He was speaking after laying a wreath at the Sharpeville Memorial Site outside Johannesburg in honour of the 69 people that apartheid police shot and killed during an anti-pass march on this day 64 years ago.

Zibi has decried the deplorable conditions that the people of Sharpeville live in.

“If you want to honor the people that fell in this place 64 years ago, we must make sure that we have different leaders because they knew 64 years ago that they needed new leaders, not these leaders who come with a large convoy of cars with hundreds of bodyguards, shut down the streets, live well, drink well and get fat while the people go hungry with no food. This is not the future that the people who fell in this place 64 years ago fought for, we cannot continue like this.”

Human Rights Day 2024 | RISE Mzansi’s Songezo Zibi lays wreath at Sharpeville Massacre memorial site

Meanwhile, the Secretary-General of the Pan Africanist Congress of Azania, Apa Pooe, has described Sharpeville Day as a turning point in South Africa’s history.

“Sharpeville Day, the Sharpeville massacre was a turning point in the history of the liberation of this country.

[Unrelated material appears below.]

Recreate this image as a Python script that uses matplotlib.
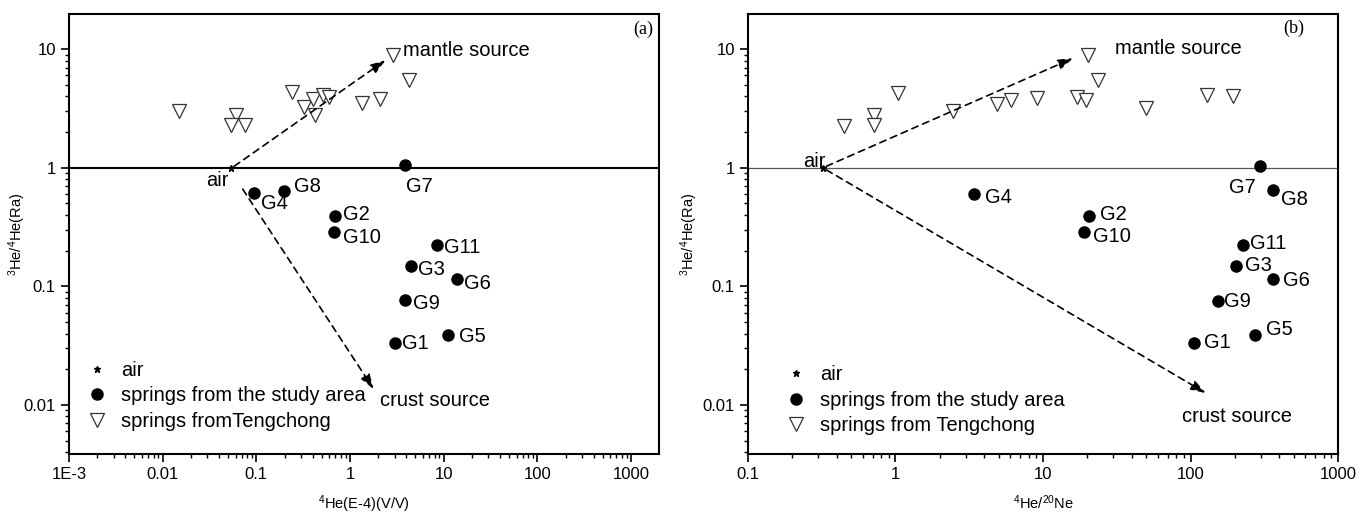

It was as a result of Sharpeville Day that we had many political parties being banned. It was as a result of Sharpeville Day that many of our leaders went to prison. It was as a result of Sharpeville Day that the United Nations had to sit and declare apartheid as a crime against humanity. It was as a result of this day that apartheid was recognized as something that needs to be fought with all the might.”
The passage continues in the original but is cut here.